Al igual que otros muchos ciudadanos y periodistas en Chihuahua, el autor del texto no se resigna a sufrir la violencia criminal como una fatalidad del destino y sabe, pues años de vida y experiencia se lo indican, que las bandas criminales no son lo que son por generación espontánea. Detrás de ellas está el universo de complicidades que las oligarquías regionales tejieron en consonancia con los dueños del poder político a escala federal. Es obvio que la violencia no surgió ayer, como lo prueba la trágica historia de las mujeres asesinadas en Juárez y otras ciudades del norte, o la aparición en toda la frontera de los cárteles más sangrientos. Sólo hay que recordar al diario Zeta de Tijuana o las leyendas criminales forjadas entre el temor y la admiración por los capos que hicieron de la apología al crimen una variante de la cultura popular. La violencia criminal se incubó en la desigualdad secular de nuestra sociedad en ruta hacia la globalización, en las sacudidas del ajuste, en la polarización social como efecto de la revolución neoliberal, en la crisis ideológica que deja en el desamparo a los súbditos de los estados nacionales encasillados en el imperio universal que domina. Creció protegida por el mayor temor al cambio y a las clases peligrosas; solapada por infames cuerpos de seguridad puestos al servicio de la criminalidad o mirándose en el espejo de los negociantes de Estado que hicieron de la corrupción una segunda naturaleza, transfigurada luego en la buena conciencia purificada por el virtuoso tintineo del dinero. Y en la ausencia de un verdadero estado de derecho.
Al respecto y comentando el asesinato de Marisela Escobedo Ortiz, el historiador y también editorialista Víctor Orozco escribe en el Diario de Juárez: Por discursos, promesas y desplantes de las autoridades no ha quedado la lucha contra la delincuencia. Cotidianamente escuchamos al Presidente o a los gobernadores hablarnos de su empeño, del invencible poder del Estado y hasta fanfarronear con los sofisticados mecanismos de inteligencia a su alcance. Entre los remedios ofrecidos o llevados a la práctica están las reformas al sistema de impartición de justicia y el aumento de las penalidades. Incluso en el estado de Chihuahua la legislatura local instauró por primera vez en su historia la pena de prisión vitalicia. Ambos instrumentos se han estrellado ante el hecho incontrovertible de la impunidad. Pueden perfeccionarse y acelerarse los procedimientos judiciales, implantarse el sistema de justicia oral tradicional en Inglaterra y Estados Unidos, presuntamente mejor que los usuales en Iberoamérica, pero si los delincuentes no llegan a las salas de los jueces, ¿de qué sirve? O bien, si los expedientes de las averiguaciones previas fueron integrados con deficiencias producto de la sobrecarga de trabajo que tienen los agentes ministeriales o de su misma ineptitud o negligencia, ¿de qué sirve? Peor aún, si los jueces se ponen más papistas que el Papa y absuelven a un peligroso homicida apoyándose en criterios formalistas a todas luces contrarios a la realidad, como sucedió en el proceso seguido al victimario de Rubí Frayre Escobedo.

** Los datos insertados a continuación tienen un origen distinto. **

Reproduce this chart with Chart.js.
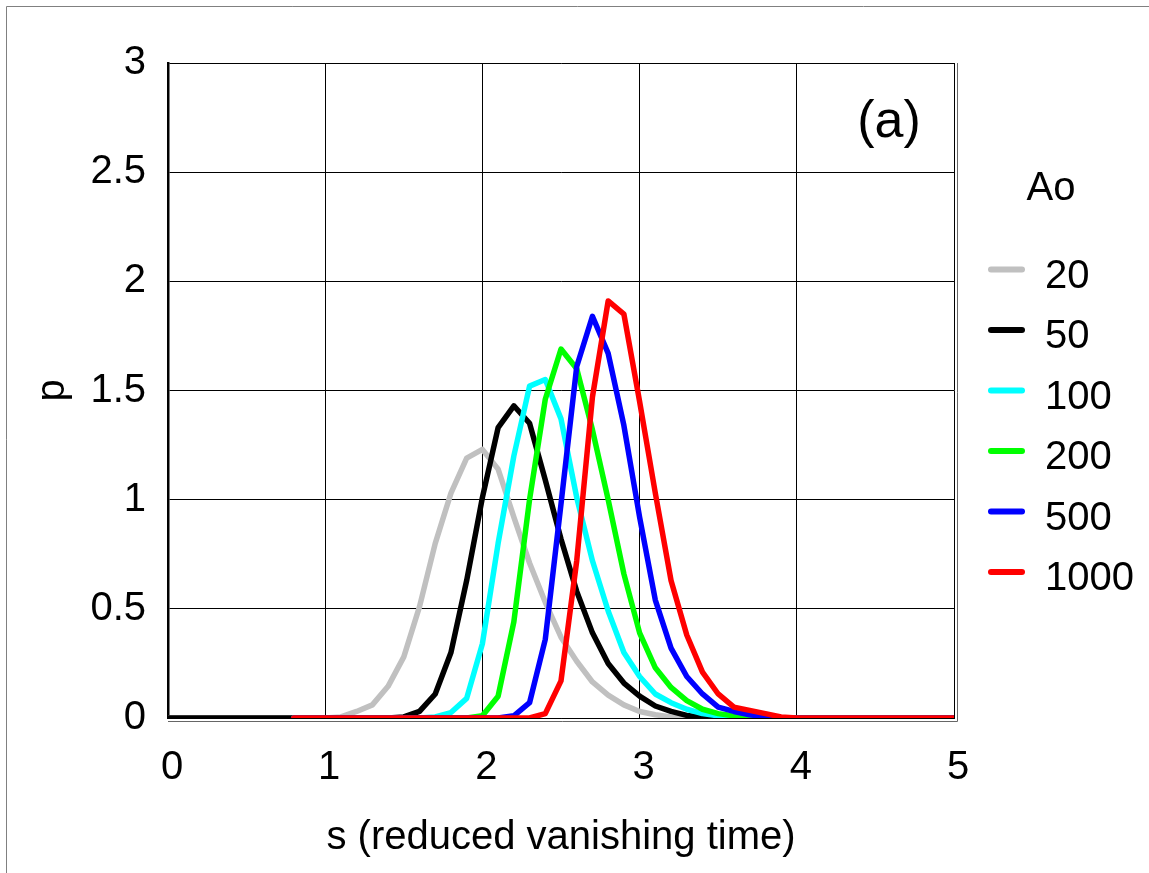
<!DOCTYPE html>
<html>
<head>
<meta charset="utf-8">
<script src="https://cdn.jsdelivr.net/npm/chart.js@4/dist/chart.umd.min.js"></script>
<style>
html,body{margin:0;padding:0;background:#fff;}
#wrap{position:relative;width:1149px;height:873px;}
</style>
</head>
<body>
<div id="wrap"><canvas id="c" width="1149" height="873"></canvas></div>
<script>
// reduced vanishing time grid
const sValues = [0,0.1,0.2,0.3,0.4,0.5,0.6,0.7,0.8,0.9,1,1.1,1.2,1.3,1.4,1.5,1.6,1.7,1.8,1.9,2,2.1,2.2,2.3,2.4,2.5,2.6,2.7,2.8,2.9,3,3.1,3.2,3.3,3.4,3.5,3.6,3.7,3.8,3.9,4,4.1,4.2,4.3,4.4,4.5,4.6,4.7,4.8,4.9,5];

const p_Ao20 = [0,0,0,0,0,0,0,0,0,0,0,
  0.005,0.03,0.06,0.145,0.28,0.51,0.80,1.03,1.19,1.23,1.14,0.92,0.71,0.53,0.37,0.26,0.165,0.105,0.06,0.03,0.015,0.005,
  0,0,0,0,0,0,0,0,0,0,0,0,0,0,0,0,0,0];
const p_Ao50 = [0,0,0,0,0,0,0,0,0,0,0,0,0,0,0,
  0.005,0.03,0.11,0.30,0.63,1.01,1.33,1.43,1.35,1.09,0.82,0.58,0.39,0.25,0.16,0.10,0.055,0.03,0.012,0.004,
  0,0,0,0,0,0,0,0,0,0,0,0,0,0,0,0];
const p_Ao100 = [null,null,null,null,null,null,null,null,
  0,0,0,0,0,0,0,0,0,
  0.005,0.025,0.09,0.34,0.80,1.20,1.52,1.55,1.37,1.01,0.72,0.49,0.30,0.19,0.11,0.07,0.04,0.02,0.01,0.003,
  0,0,0,0,0,0,0,0,0,0,0,0,0,0];
const p_Ao200 = [null,null,null,null,null,null,null,null,
  0,0,0,0,0,0,0,0,0,0,0,0,
  0.01,0.10,0.44,1.00,1.46,1.69,1.60,1.32,1.00,0.66,0.39,0.23,0.14,0.08,0.04,0.02,0.01,0.003,
  0,0,0,0,0,0,0,0,0,0,0,0,0];
const p_Ao500 = [null,null,null,null,null,null,null,null,
  0,0,0,0,0,0,0,0,0,0,0,0,0,0,
  0.01,0.07,0.36,0.98,1.61,1.84,1.67,1.34,0.92,0.54,0.32,0.19,0.11,0.05,0.03,0.015,0.005,
  0,0,0,0,0,0,0,0,0,0,0,0];
const p_Ao1000 = [null,null,null,null,null,null,null,null,
  0,0,0,0,0,0,0,0,0,0,0,0,0,0,0,0,
  0.02,0.17,0.72,1.47,1.91,1.85,1.45,1.03,0.63,0.38,0.21,0.11,0.05,0.035,0.02,0.005,
  0,0,0,0,0,0,0,0,0,0,0];

const seriesNames = ['20','50','100','200','500','1000'];
const seriesValues = [p_Ao20,p_Ao50,p_Ao100,p_Ao200,p_Ao500,p_Ao1000];
const seriesColors = ['#c0c0c0','#000000','#00ffff','#00ff00','#0000ff','#ff0000'];
const xTicks = [0,1,2,3,4,5];
const yTicks = [0,0.5,1,1.5,2,2.5,3];

const FONT = "'Liberation Sans', Arial, Helvetica, sans-serif";
Chart.defaults.font.family = FONT;
Chart.defaults.color = '#000';

const datasets = seriesNames.map((name, k) => ({
  label: name,
  data: sValues.map((s, i) => ({x: s, y: seriesValues[k][i]})),
  borderColor: seriesColors[k],
  backgroundColor: seriesColors[k],
  borderWidth: 5.5,
  pointRadius: 0,
  pointHoverRadius: 0,
  tension: 0,
  fill: false,
  spanGaps: false,
  borderJoinStyle: 'round',
  borderCapStyle: 'round',
  order: seriesNames.length - k
}));

const decor = {
  id: 'decor',
  afterDraw(chart) {
    const ctx = chart.ctx;
    ctx.save();
    // outer frame (top & left visible)
    ctx.strokeStyle = '#808080';
    ctx.lineWidth = 1;
    ctx.beginPath();
    ctx.moveTo(6.5, 873);
    ctx.lineTo(6.5, 6.5);
    ctx.lineTo(1149, 6.5);
    ctx.stroke();
    // plot area outer border (right and bottom)
    const a = chart.chartArea;
    ctx.strokeStyle = '#666';
    ctx.beginPath();
    ctx.moveTo(a.left, a.bottom + 3.5);
    ctx.lineTo(a.right + 3.5, a.bottom + 3.5);
    ctx.lineTo(a.right + 3.5, a.top);
    ctx.stroke();
    // panel label
    ctx.fillStyle = '#000';
    ctx.font = "52px " + FONT;
    ctx.textAlign = 'center';
    ctx.textBaseline = 'alphabetic';
    ctx.fillText('(a)', 889, 137);
    // legend
    ctx.font = "40px " + FONT;
    ctx.fillText('Ao', 1051, 200);
    ctx.textAlign = 'left';
    chart.data.datasets.forEach((ds, i) => {
      const ly = 269.5 + i * 60.5;
      ctx.strokeStyle = ds.borderColor;
      ctx.lineWidth = 6;
      ctx.lineCap = 'round';
      ctx.beginPath();
      ctx.moveTo(991, ly);
      ctx.lineTo(1022, ly);
      ctx.stroke();
      ctx.fillStyle = '#000';
      ctx.fillText(ds.label, 1045, 288 + i * 60.4);
    });
    ctx.restore();
  }
};

new Chart(document.getElementById('c'), {
  type: 'line',
  data: { datasets },
  options: {
    responsive: false,
    devicePixelRatio: 1,
    animation: false,
    layout: { padding: { top: 63, right: 195, bottom: 0, left: 0 } },
    plugins: { legend: { display: false }, tooltip: { enabled: false } },
    scales: {
      x: {
        type: 'linear',
        position: 'bottom',
        min: 0, max: 5,
        afterFit: (s) => { s.height = 155; },
        afterBuildTicks: (s) => { s.ticks = xTicks.map(v => ({value: v})); },
        ticks: { font: { size: 40 }, color: '#000', padding: 26, labelOffset: 4, callback: (v) => String(v) },
        grid: { color: '#000', lineWidth: 1, drawTicks: false },
        border: { display: true, color: '#000', width: 1 },
        title: { display: true, text: 's (reduced vanishing time)', color: '#000', font: { size: 40 }, padding: { top: 0, bottom: 11 } }
      },
      y: {
        type: 'linear',
        position: 'left',
        min: 0, max: 3,
        afterFit: (s) => { s.width = 168; },
        afterBuildTicks: (s) => { s.ticks = yTicks.map(v => ({value: v})); },
        ticks: { font: { size: 40 }, color: '#000', padding: 22, callback: (v) => String(v) },
        grid: { color: '#000', lineWidth: 1, drawTicks: false },
        border: { display: true, color: '#000', width: 2.5 },
        title: { display: true, text: 'p', color: '#000', font: { size: 40 }, padding: { top: 29, bottom: 0 } }
      }
    }
  },
  plugins: [decor]
});
</script>
</body>
</html>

Y que no sólo estamos ante una crisis moral, de valores, como se predica desde las cúpulas palaciegas o eclesiales, sino que la fuerza devastadora del lumpen aprovecha el desdén gradualista, conservador, que confina el cambio a una larga agonía donde ni lo viejo muere ni lo nuevo acaba de nacer, aunque venga enfundado en la última moda de la ciencia política o en el optimismo hilarante de los enfant terrible ante la epifanía de las clases medias. En esa penumbra (en realidad, una crisis pegajosa e irritante) ellos, los delincuentes, aprovechan la transición a ninguna parte que va dejando, como trastos inútiles, instituciones, prestigios engolados, la fallida sabiduría de las elites, el desierto humano como horizonte. En esta guerra, son ellos los que hoy no tienen cadenas que perder y actúan en consecuencia, no importa cuán grande sea la fuerza militar que se les oponga o el daño que puedan causarle al país. Les basta con ese efímero instante de sangre y fuego que ilumina sus miserables existencias y enluta a la sociedad. Para enfrentarlos no bastan, pues, los equipos sofisticados, las técnicas o las academias de última hora: es preciso devolverle a la sociedad el sentido del cambio que machaconamente se aplasta como si fuera el peor enemigo. No es suficiente con proclamar nuevas reglas: hay que cambiar el juego y darle la voz al ciudadano. Reconstruir la República.
PD. Para bien terminó el secuestro de Diego Fernández de Cevallos. Falta saber qué pasó. ¿Quién y para qué?